Psychologie

Parfois, sans que l’on sache l’expliquer, l’ascension, la transformation ou le changement de rythme de vie d’un ami provoque un malaise. Ce n’est pas de l’envie à proprement parler, ni un conflit ouvert. C’est plus diffus : un agacement, une mise à distance, une froideur qui s’installe. L’ami change, et ce changement devient insupportable. Pourquoi la croissance de l’autre nous dérange-t-elle autant ?

Quand l’évolution de l’autre réactive une blessure ancienne

L’inconscient ne fait pas la différence entre le passé et le présent. Ainsi, le déplacement d’un ami vers une version de lui-même plus affirmée, plus autonome ou plus heureuse peut réveiller en nous un sentiment d’abandon, souvent ancré dans l’enfance. Ce n’est pas sa réussite qui dérange, mais ce qu’elle vient effacer : une proximité rassurante, un équilibre ancien. L’inconscient vit cette évolution comme une trahison silencieuse. Ce n’est pas que l’on veut empêcher l’autre d’évoluer, mais que l’on n’a pas encore séparé l’affection du besoin d’immuabilité.

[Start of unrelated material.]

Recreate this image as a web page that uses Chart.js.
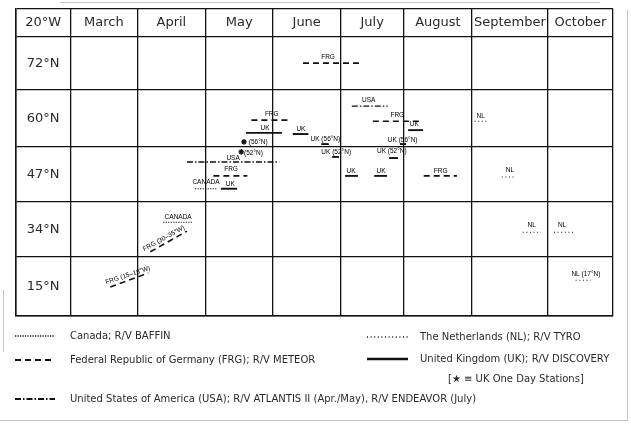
<!DOCTYPE html>
<html>
<head>
<meta charset="utf-8">
<script src="https://cdn.jsdelivr.net/npm/chart.js@4"></script>
<style>
html, body { margin: 0; padding: 0; background: #fff; }
#wrap { width: 631px; height: 431px; }
</style>
</head>
<body>
<div id="wrap"><canvas id="chart"></canvas></div>
<script>
// table headings
const corner = '20°W';
const months = ['March', 'April', 'May', 'June', 'July', 'August', 'September', 'October'];
const latitudes = ['72°N', '60°N', '47°N', '34°N', '15°N'];
// cell edges as drawn in the original table (months since 1 March / row units)
const monthEdges = [0, 0.99, 1.99, 2.99, 3.98, 4.92, 5.92, 7.04, 8];
const rowEdges = [0, 1.06, 2.04, 3.03, 4.05, 5.0];

// cruise tracks: [x0, y0, x1, y1]
// x = months since 1 March, y = row units counted up from the bottom of the table
const canadaTracks = [[1.84, 2.28, 2.16, 2.28], [1.37, 1.68, 1.80, 1.68]];
const frgTracks = [
	[3.43, 4.53, 4.26, 4.53], [4.46, 3.49, 5.18, 3.49], [2.67, 3.51, 3.23, 3.51],
	[2.11, 2.51, 2.61, 2.51], [5.21, 2.51, 5.70, 2.51],
	[1.18, 1.15, 1.72, 1.52], [0.59, 0.52, 1.15, 0.77]
];
const usaTracks = [[4.15, 3.76, 4.68, 3.76], [1.72, 2.76, 3.08, 2.76]];
const ukTracks = [
	[4.98, 3.33, 5.20, 3.33], [4.86, 3.08, 4.95, 3.08], [4.70, 2.83, 4.83, 2.83],
	[2.59, 3.28, 3.12, 3.28], [3.28, 3.26, 3.51, 3.26], [3.70, 3.08, 3.81, 3.08],
	[2.22, 2.28, 2.46, 2.28], [3.86, 2.85, 3.96, 2.85], [4.05, 2.51, 4.24, 2.51],
	[4.48, 2.51, 4.67, 2.51]
];
const nlTracks = [
	[5.96, 3.49, 6.14, 3.49], [6.36, 2.49, 6.57, 2.49], [6.67, 1.50, 6.94, 1.50],
	[7.13, 1.50, 7.41, 1.50], [7.45, 0.64, 7.67, 0.64]
];
// UK one day stations [x, y]
const ukStations = [[2.56, 3.12], [2.52, 2.94]];

// track labels: [text, x, y, angle in degrees]
const trackLabels = [
	['FRG', 3.80, 4.64, 0], ['USA', 4.40, 3.87, 0], ['FRG', 4.82, 3.60, 0], ['UK', 5.07, 3.44, 0],
	['UK (56°N)', 4.90, 3.15, 0], ['UK (52°N)', 4.74, 2.96, 0], ['NL', 6.05, 3.58, 0],
	['FRG', 2.97, 3.62, 0], ['UK', 2.87, 3.37, 0], ['UK', 3.40, 3.35, 0], ['UK (56°N)', 3.76, 3.17, 0],
	['(56°N)', 2.77, 3.12, 0], ['USA', 2.40, 2.83, 0], ['(52°N)', 2.70, 2.92, 0],
	['FRG', 2.37, 2.63, 0], ['CANADA', 2.00, 2.40, 0], ['UK', 2.36, 2.36, 0], ['UK (52°N)', 3.92, 2.94, 0],
	['UK', 4.14, 2.60, 0], ['UK', 4.58, 2.60, 0], ['FRG', 5.46, 2.60, 0], ['NL', 6.48, 2.62, 0],
	['CANADA', 1.59, 1.77, 0], ['FRG (30–35°W)', 1.38, 1.39, -29], ['FRG (15–18°W)', 0.85, 0.73, -18],
	['NL', 6.80, 1.63, 0], ['NL', 7.25, 1.63, 0], ['NL (17°N)', 7.60, 0.75, 0]
];

const legendTexts = {
	canada: 'Canada; R/V BAFFIN',
	frg: 'Federal Republic of Germany (FRG); R/V METEOR',
	usa: 'United States of America (USA); R/V ATLANTIS II (Apr./May), R/V ENDEAVOR (July)',
	nl: 'The Netherlands (NL); R/V TYRO',
	uk: 'United Kingdom (UK); R/V DISCOVERY',
	star: '[★ ≡ UK One Day Stations]'
};

const ink = '#111';
const styles = {
	canada: { dash: [1.2, 1.3], width: 1.2 },
	frg: { dash: [6, 4], width: 1.6 },
	usa: { dash: [6, 2, 1.5, 2], width: 1.4 },
	uk: { dash: [], width: 1.9 },
	nl: { dash: [1, 2.6], width: 1 }
};

function trackSets(list, st) {
	return list.map(t => ({
		data: [{ x: t[0], y: t[1] }, { x: t[2], y: t[3] }],
		showLine: true,
		borderColor: ink,
		borderWidth: st.width,
		borderDash: st.dash,
		pointRadius: 0,
		tension: 0
	}));
}

var datasets = [].concat(
	trackSets(canadaTracks, styles.canada),
	trackSets(frgTracks, styles.frg),
	trackSets(usaTracks, styles.usa),
	trackSets(ukTracks, styles.uk),
	trackSets(nlTracks, styles.nl)
);
datasets.push({
	data: ukStations.map(s => ({ x: s[0], y: s[1] })),
	showLine: false,
	pointStyle: 'star',
	pointRadius: 2.8,
	borderWidth: 1.3,
	borderColor: ink,
	backgroundColor: ink
});

const xBounds = [-0.8].concat(monthEdges);
const yBounds = rowEdges.concat([5.5]);

const tablePlugin = {
	id: 'tableText',
	afterDraw(chart) {
		const ctx = chart.ctx;
		const xs = chart.scales.x, ys = chart.scales.y;
		const headY = ys.getPixelForValue(5.25);
		const firstX = xs.getPixelForValue(-0.4);
		ctx.save();
		ctx.fillStyle = '#2a2a2a';
		ctx.textAlign = 'center';
		ctx.textBaseline = 'middle';

		// header row and first column
		ctx.font = '13px "DejaVu Sans"';
		ctx.fillText(corner, firstX, headY);
		months.forEach((m, i) => {
			const cx = xs.getPixelForValue((monthEdges[i] + monthEdges[i + 1]) / 2);
			ctx.fillText(m, cx, headY);
		});
		latitudes.forEach((l, i) => {
			const k = rowEdges.length - 1 - i;
			ctx.fillText(l, firstX, ys.getPixelForValue((rowEdges[k] + rowEdges[k - 1]) / 2));
		});

		// small labels on the tracks
		ctx.fillStyle = '#000';
		ctx.font = '6.5px "Liberation Sans"';
		trackLabels.forEach(l => {
			ctx.save();
			ctx.translate(xs.getPixelForValue(l[1]), ys.getPixelForValue(l[2]));
			ctx.rotate(l[3] * Math.PI / 180);
			ctx.fillText(l[0], 0, 0);
			ctx.restore();
		});

		// legend
		ctx.font = '10px "DejaVu Sans"';
		ctx.textAlign = 'left';
		ctx.fillStyle = '#2a2a2a';
		const legendItem = (st, x, y, text, w, gap) => {
			ctx.save();
			ctx.strokeStyle = ink;
			ctx.lineWidth = st.width + 0.4;
			ctx.setLineDash(st.dash);
			ctx.beginPath();
			ctx.moveTo(x, y);
			ctx.lineTo(x + w, y);
			ctx.stroke();
			ctx.restore();
			ctx.fillText(text, x + gap, y);
		};
		legendItem(styles.canada, 15, 336, legendTexts.canada, 40, 55);
		legendItem(styles.frg, 15, 360, legendTexts.frg, 40, 55);
		legendItem(styles.usa, 15, 399, legendTexts.usa, 40, 55);
		legendItem(styles.nl, 367, 337, legendTexts.nl, 41, 53);
		legendItem(styles.uk, 367, 359, legendTexts.uk, 41, 53);
		ctx.fillText(legendTexts.star, 448, 379);

		// faint page edges of the scan
		ctx.strokeStyle = '#c4c4c4';
		ctx.lineWidth = 1;
		ctx.beginPath();
		ctx.moveTo(3.5, 290); ctx.lineTo(3.5, 352);
		ctx.moveTo(627.5, 10); ctx.lineTo(627.5, 420);
		ctx.moveTo(0, 420.5); ctx.lineTo(628, 420.5);
		ctx.moveTo(60, 2.5); ctx.lineTo(600, 2.5);
		ctx.stroke();
		ctx.restore();
	}
};

new Chart(document.getElementById('chart'), {
	type: 'scatter',
	data: { datasets: datasets },
	options: {
		responsive: true,
		maintainAspectRatio: false,
		animation: false,
		layout: { padding: { left: 16, top: 9, right: 18, bottom: 115 } },
		plugins: { legend: { display: false }, tooltip: { enabled: false } },
		scales: {
			x: {
				type: 'linear', min: -0.8, max: 8,
				afterBuildTicks: s => { s.ticks = xBounds.map(v => ({ value: v })); },
				ticks: { display: false },
				grid: { color: ink, lineWidth: 1.3, drawTicks: false },
				border: { color: ink, width: 1.5 }
			},
			y: {
				type: 'linear', min: 0, max: 5.5,
				afterBuildTicks: s => { s.ticks = yBounds.map(v => ({ value: v })); },
				ticks: { display: false },
				grid: { color: ink, lineWidth: 1.3, drawTicks: false },
				border: { color: ink, width: 1.5 }
			}
		}
	},
	plugins: [tablePlugin]
});
</script>
</body>
</html>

Le fantasme de rester « au même niveau »

Les amitiés profondes naissent souvent dans des moments de vie où l’on se reconnaît, dans une forme de vulnérabilité ou de similitude. Mais cette base peut devenir rigide. Quand l’un s’émancipe, change de statut, de cadre ou d’habitudes, cela menace l’équilibre inconscient du pacte initial. Celui qui reste ressent un décalage qu’il n’arrive pas à formuler autrement qu’en critique : « Il a changé », « Elle ne me comprend plus », « Il se prend pour quelqu’un d’autre ». Le malaise vient du fait que l’autre ne joue plus le même rôle dans notre scénario intérieur.

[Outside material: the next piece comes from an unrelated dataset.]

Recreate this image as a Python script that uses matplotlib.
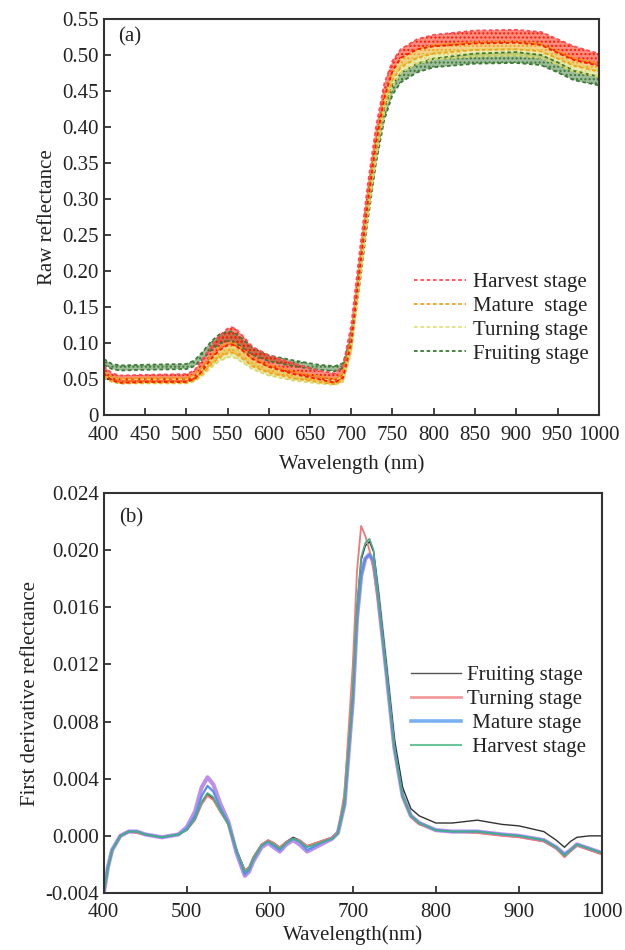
import matplotlib
matplotlib.use("Agg")
import matplotlib.pyplot as plt

plt.rcParams["font.family"] = ["Liberation Serif", "DejaVu Serif"]
plt.rcParams["hatch.linewidth"] = 1.0

# ---- panel (a): raw reflectance, upper / lower edge of each stage bundle
wl_a = [400, 410, 420, 450, 500, 510, 520, 530, 540, 550, 555, 560, 570,
        580, 600, 630, 660, 680, 690, 700, 710, 720, 730, 740, 750, 760,
        780, 800, 850, 900, 930, 950, 970, 1000]
harvest_hi = [.068, .058, .055, .056, .057, .062, .078, .095, .110, .120,
              .122, .120, .108, .095, .083, .072, .062, .058, .068, .125,
              .225, .320, .400, .460, .492, .508, .522, .528, .534, .535,
              .532, .522, .512, .502]
harvest_lo = [.058, .048, .045, .046, .046, .050, .062, .078, .090, .097,
              .098, .096, .088, .078, .067, .057, .050, .045, .052, .100,
              .200, .295, .378, .440, .478, .496, .508, .512, .516, .517,
              .514, .503, .493, .485]
mature_hi = [.060, .053, .051, .052, .052, .056, .068, .082, .094, .100,
             .101, .099, .090, .080, .070, .061, .054, .051, .058, .108,
             .205, .300, .382, .443, .478, .495, .508, .514, .518, .519,
             .516, .506, .496, .488]
mature_lo = [.054, .047, .044, .045, .045, .048, .058, .070, .080, .086,
             .087, .085, .077, .068, .059, .051, .046, .043, .048, .092,
             .190, .285, .368, .430, .465, .483, .496, .502, .507, .508,
             .505, .495, .485, .477]
turning_hi = [.058, .052, .050, .050, .050, .054, .064, .077, .087, .092,
              .093, .091, .083, .074, .064, .056, .050, .048, .054, .100,
              .195, .290, .372, .433, .468, .486, .498, .504, .508, .509,
              .506, .497, .487, .479]
turning_lo = [.052, .046, .044, .044, .044, .047, .055, .066, .075, .080,
              .081, .079, .072, .064, .055, .048, .044, .042, .046, .088,
              .182, .276, .358, .420, .456, .475, .488, .494, .498, .499,
              .496, .487, .477, .470]
fruiting_hi = [.078, .071, .069, .070, .071, .076, .088, .102, .112, .116,
               .116, .113, .104, .094, .083, .076, .070, .068, .072, .110,
               .195, .285, .365, .425, .458, .475, .488, .495, .502, .504,
               .500, .490, .478, .470]
fruiting_lo = [.070, .064, .062, .063, .064, .068, .078, .090, .099, .103,
               .103, .100, .092, .084, .075, .068, .063, .061, .065, .098,
               .180, .270, .350, .410, .445, .462, .476, .483, .488, .489,
               .486, .476, .465, .458]

# ---- panel (b): first derivative reflectance
wl_b = [400, 405, 410, 420, 430, 440, 450, 460, 470, 480,
        490, 500, 510, 518, 525, 532, 540, 550, 560, 570,
        575, 580, 590, 598, 605, 612, 620, 628, 636, 645,
        655, 665, 675, 682, 690, 700, 705, 710, 715, 720,
        725, 730, 740, 750, 760, 770, 780, 800, 820, 850,
        880, 900, 930, 945, 955, 962, 970, 985, 1000]
d_harvest = [-.0040, -.0022, -.0010, .0000, .0003, .0003, .0001, .0000, -.0001, .0000,
             .0001, .0004, .0012, .0024, .0030, .0027, .0018, .0008, -.0010, -.0025,
             -.0023, -.0016, -.0007, -.0004, -.0006, -.0009, -.0005, -.0002, -.0004, -.0008,
             -.0006, -.0004, -.0002, .0002, .0025, .0100, .0160, .0195, .0205, .0208,
             .0200, .0172, .0118, .0062, .0028, .0014, .0009, .0004, .0003, .0003,
             .0001, .0000, -.0003, -.0008, -.0014, -.0010, -.0006, -.0009, -.0012]
d_turning = [-.0040, -.0022, -.0010, .0000, .0003, .0002, .0001, .0000, -.0001, .0000,
             .0001, .0004, .0011, .0022, .0028, .0025, .0017, .0008, -.0010, -.0024,
             -.0022, -.0015, -.0006, -.0003, -.0005, -.0008, -.0004, -.0002, -.0003, -.0007,
             -.0005, -.0003, -.0001, .0003, .0030, .0120, .0185, .0217, .0210, .0200,
             .0186, .0165, .0116, .0062, .0027, .0013, .0008, .0004, .0003, .0002,
             .0000, -.0001, -.0004, -.0009, -.0015, -.0011, -.0007, -.0010, -.0013]
d_mature = [-.0040, -.0022, -.0010, .0000, .0003, .0003, .0001, .0000, -.0001, .0000,
            .0001, .0005, .0014, .0028, .0035, .0031, .0020, .0009, -.0011, -.0027,
            -.0024, -.0017, -.0007, -.0004, -.0007, -.0010, -.0005, -.0002, -.0004, -.0010,
            -.0007, -.0004, -.0002, .0002, .0022, .0095, .0152, .0182, .0194, .0197,
            .0192, .0170, .0117, .0062, .0028, .0014, .0009, .0004, .0003, .0003,
            .0001, .0000, -.0003, -.0008, -.0013, -.0010, -.0006, -.0009, -.0012]
d_fruiting = [-.0040, -.0022, -.0010, .0000, .0003, .0003, .0001, .0000, -.0001, .0000,
              .0001, .0004, .0012, .0023, .0029, .0026, .0018, .0008, -.0010, -.0024,
              -.0022, -.0015, -.0006, -.0003, -.0005, -.0008, -.0004, -.0001, -.0003, -.0007,
              -.0005, -.0003, -.0001, .0003, .0024, .0098, .0158, .0193, .0203, .0206,
              .0199, .0175, .0122, .0068, .0034, .0019, .0014, .0009, .0009, .0011,
              .0008, .0007, .0003, -.0003, -.0008, -.0004, -.0001, .0000, .0000]
d_sample = [-.0040, -.0022, -.0010, .0000, .0003, .0003, .0001, .0000, -.0001, .0000,
            .0001, .0006, .0017, .0034, .0041, .0036, .0023, .0010, -.0012, -.0028,
            -.0025, -.0018, -.0008, -.0005, -.0008, -.0011, -.0006, -.0003, -.0006, -.0011,
            -.0008, -.0005, -.0002, .0002, .0022, .0095, .0152, .0182, .0194, .0197,
            .0192, .0170, .0117, .0062, .0028, .0014, .0009, .0004, .0003, .0003,
            .0001, .0000, -.0003, -.0008, -.0013, -.0010, -.0006, -.0009, -.0012]

FS = 15
INK = "#222222"

fig = plt.figure(figsize=(6.25, 9.5), dpi=100)
ax1 = fig.add_axes([0.166, 0.563, 0.792, 0.417])
ax2 = fig.add_axes([0.166, 0.060, 0.797, 0.421])

for ax in (ax1, ax2):
    for s in ax.spines.values():
        s.set_color("#333333")
        s.set_linewidth(1.5)
    ax.tick_params(direction="in", length=5, width=1.2, labelsize=FS,
                   colors=INK, top=False, right=False)
    ax.tick_params(axis="x", pad=7.5)

# (a)
stages_a = [("Fruiting stage", fruiting_lo, fruiting_hi, "#3d7a35", "#3d7a35"),
            ("Turning stage", turning_lo, turning_hi, "#d9d96a", "#d9d96a"),
            ("Mature  stage", mature_lo, mature_hi, "#f3a21a", "#f39a10"),
            ("Harvest stage", harvest_lo, harvest_hi, "#ff1a00", "#ff4a5a")]
for name, lo, hi, col, top_col in stages_a:
    ax1.fill_between(wl_a, lo, hi, facecolor=col, alpha=0.5, linewidth=0)
    ax1.fill_between(wl_a, lo, hi, facecolor="none", edgecolor=col,
                     hatch="....", linewidth=0)
    ax1.plot(wl_a, hi, color=top_col, lw=1.3, ls=(0, (2, 1.5)))
    ax1.plot(wl_a, lo, color=col, lw=1.3, ls=(0, (2, 1.5)))
leg_names = ["Harvest stage", "Mature  stage", "Turning stage", "Fruiting stage"]
leg_cols = ["#ff4a5a", "#f0a020", "#e2e27a", "#3d7a35"]
leg_h = [plt.Line2D([], [], color=c, lw=1.3, ls=(0, (2, 1.5))) for c in leg_cols]
ax1.legend(leg_h, leg_names,
           loc="center left", bbox_to_anchor=(0.626, 0.245), frameon=False,
           fontsize=FS, handlelength=2.5, handletextpad=0.35, labelspacing=0.2,
           borderpad=0, borderaxespad=0, labelcolor=INK)
ax1.set_xlim(400, 1000)
ax1.set_ylim(0, 0.55)
ax1.set_xticks(range(400, 1001, 50))
ax1.set_yticks([0, .05, .10, .15, .20, .25, .30, .35, .40, .45, .50, .55])
ax1.set_yticklabels(["0", "0.05", "0.10", "0.15", "0.20", "0.25", "0.30",
                     "0.35", "0.40", "0.45", "0.50", "0.55"])
ax1.set_xlabel("Wavelength (nm)", fontsize=FS, color=INK, labelpad=7)
ax1.set_ylabel("Raw reflectance", fontsize=FS, color=INK)
ax1.text(0.03, 0.955, "(a)", transform=ax1.transAxes, fontsize=FS,
         va="center", color=INK)

# (b)
ax2.plot(wl_b, d_sample, color="#a060e0", lw=3, alpha=0.7)
ax2.plot(wl_b, d_fruiting, color="#333333", lw=1.0)
ax2.plot(wl_b, d_turning, color="#f07878", lw=1.3)
ax2.plot(wl_b, d_mature, color="#5a90e8", lw=1.6)
ax2.plot(wl_b, d_harvest, color="#40b088", lw=1.2)
leg2 = [plt.Line2D([], [], color="#555555", lw=1.0),
        plt.Line2D([], [], color="#f39a9a", lw=2.0),
        plt.Line2D([], [], color="#7ab0f2", lw=2.6),
        plt.Line2D([], [], color="#6cc49a", lw=1.5)]
ax2.legend(leg2, ["Fruiting stage", "Turning stage", " Mature stage", " Harvest stage"],
           loc="center left", bbox_to_anchor=(0.617, 0.454), frameon=False,
           fontsize=FS, handlelength=2.4, handletextpad=0.3, labelspacing=0.22,
           borderpad=0, borderaxespad=0, labelcolor=INK)
ax2.set_xlim(400, 1000)
ax2.set_ylim(-0.004, 0.024)
ax2.set_xticks(range(400, 1001, 100))
ax2.set_yticks([-.004, 0, .004, .008, .012, .016, .020, .024])
ax2.set_yticklabels(["-0.004", "0.000", "0.004", "0.008", "0.012", "0.016",
                     "0.020", "0.024"])
ax2.set_xlabel("Wavelength(nm)", fontsize=FS, color=INK, labelpad=2)
ax2.set_ylabel("First derivative reflectance", fontsize=FS, color=INK)
ax2.text(0.03, 0.938, "(b)", transform=ax2.transAxes, fontsize=FS,
         va="center", color=INK)

fig.savefig("out.png", dpi=100)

L’exemple de Sophie et Manon : une dissonance croissante

Sophie et Manon se sont connues à 25 ans, étudiantes, unies dans une forme d’insécurité joyeuse. Quinze ans plus tard, Manon entreprend une reconversion, développe un projet personnel, se stabilise. Sophie, en difficulté dans sa vie professionnelle, se sent exclue sans oser l’admettre. Elle commence à critiquer Manon, à fuir les rendez-vous, à se sentir étrangère à ses choix. En thérapie, elle prend conscience que la progression de Manon vient heurter une vieille croyance : celle de ne jamais y arriver. L’éloignement n’est pas lié à Manon, mais à une douleur intime réactivée par sa métamorphose.

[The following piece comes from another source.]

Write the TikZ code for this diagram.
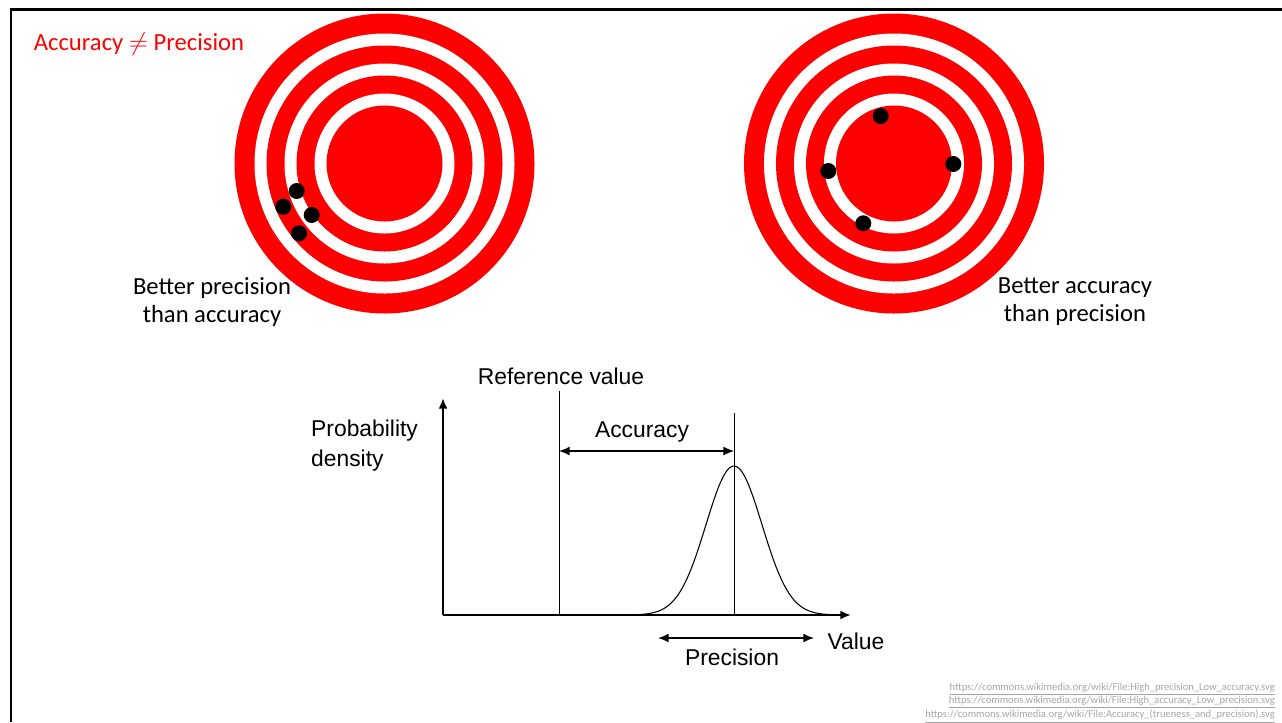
\documentclass[tikz,border=0pt]{standalone}
\usepackage{fontspec}
\setmainfont{Carlito}
\newfontfamily\chartfont{Liberation Sans}
\usetikzlibrary{arrows.meta}
\definecolor{targetred}{RGB}{255,0,0}
\definecolor{linkgray}{RGB}{165,165,165}

\begin{document}
\begin{tikzpicture}[x=0.2mm, y=-0.2mm, >={Latex[length=6pt,width=5pt]},
    caption/.style={align=center, font=\fontsize{14}{16}\selectfont},
    chartlbl/.style={font=\chartfont\fontsize{13}{17}\selectfont},
    shot/.style={fill=black}]
    \useasboundingbox (0,0) rectangle (1282,722);

    % Frame - top and left edge
    \draw[line width=1.7pt] (11,722) -- (11,9) -- (1282,9);

    % Title
    \node[text=targetred, font=\fontsize{14}{16}\selectfont] (title) at (139,44) {Accuracy $\neq$ Precision};

    % Target 1 - high precision, low accuracy
    \foreach \r/\c in {150/targetred,130/white,118/targetred,100/white,88/targetred,70/white,58/targetred}
        \fill[\c] (384.5,163.5) circle (\r);
    \fill[shot] (296.7,191) circle (8);
    \fill[shot] (283.3,206.7) circle (8);
    \fill[shot] (311.7,215) circle (8);
    \fill[shot] (299,233.3) circle (8);
    \node[caption] (leftcap) at (212,302) {Better precision\\than accuracy};

    % Target 2 - high accuracy, low precision
    \foreach \r/\c in {150/targetred,130/white,118/targetred,100/white,88/targetred,70/white,58/targetred}
        \fill[\c] (894,163.5) circle (\r);
    \fill[shot] (880.7,116) circle (8);
    \fill[shot] (953.3,164) circle (8);
    \fill[shot] (828.3,171) circle (8);
    \fill[shot] (863.3,223.3) circle (8);
    \node[caption] (rightcap) at (1075,302) {Better accuracy\\than precision};

    % Probability density chart
    \coordinate (origin) at (443,615);
    \coordinate (ytop) at (443,398);
    \coordinate (xend) at (851,615);
    \coordinate (reftop) at (559,391);
    \coordinate (refbot) at (559,615);
    \coordinate (meantop) at (734,413);
    \coordinate (meanbot) at (734,615);
    \coordinate (accleft) at (559,451);
    \coordinate (accright) at (734,451);
    \coordinate (precleft) at (658,638);
    \coordinate (precright) at (814,638);

    \draw[->, line width=1.4pt] (origin) -- (ytop);
    \draw[->, line width=1.4pt] (origin) -- (xend);
    \draw[line width=0.5pt] (refbot) -- (reftop);
    \draw[line width=0.5pt] (meanbot) -- (meantop);
    \draw[line width=0.6pt] plot[domain=-95:95, samples=100, smooth] ({734+\x}, {615-149*exp(-0.5*(\x/28)*(\x/28))});
    \draw[<->, line width=0.6pt] (accleft) -- (accright);
    \draw[<->, line width=0.9pt] (precleft) -- (precright);

    \node[chartlbl] (refval) at (561,376) {Reference value};
    \node[chartlbl] (acclbl) at (642,432) {Accuracy};
    \node[chartlbl, anchor=west, align=left] (density) at (305,446) {Probability\\density};
    \node[chartlbl] (valuelbl) at (856,641) {Value};
    \node[chartlbl] (preclbl) at (732,657) {Precision};

    % Sources
    \node[anchor=east, align=right, text=linkgray, font=\fontsize{6}{7.4}\selectfont] (sources) at (1281,703)
        {\underline{https://commons.wikimedia.org/wiki/File:High\_precision\_Low\_accuracy.svg}\\
         \underline{https://commons.wikimedia.org/wiki/File:High\_accuracy\_Low\_precision.svg}\\
         \underline{https://commons.wikimedia.org/wiki/File:Accuracy\_(trueness\_and\_precision).svg}};
\end{tikzpicture}
\end{document}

Accepter la séparation symbolique pour préserver le lien réel

Le passage à l’âge adulte implique que les relations évoluent, et que l’on s’autorise à ne plus fusionner. Cela demande un travail intérieur : reconnaître ce que l’on perd dans l’évolution de l’autre, sans chercher à le freiner ni à le ramener vers soi. Certaines amitiés s’ajustent à ces mouvements, d’autres s’interrompent un temps, certaines prennent fin. Mais dans tous les cas, faire place à cette transformation permet de se repositionner. L’ami ne nous échappe pas vraiment : c’est notre place dans son monde qui se transforme. Et parfois, cela suffit à déclencher une crise salutaire.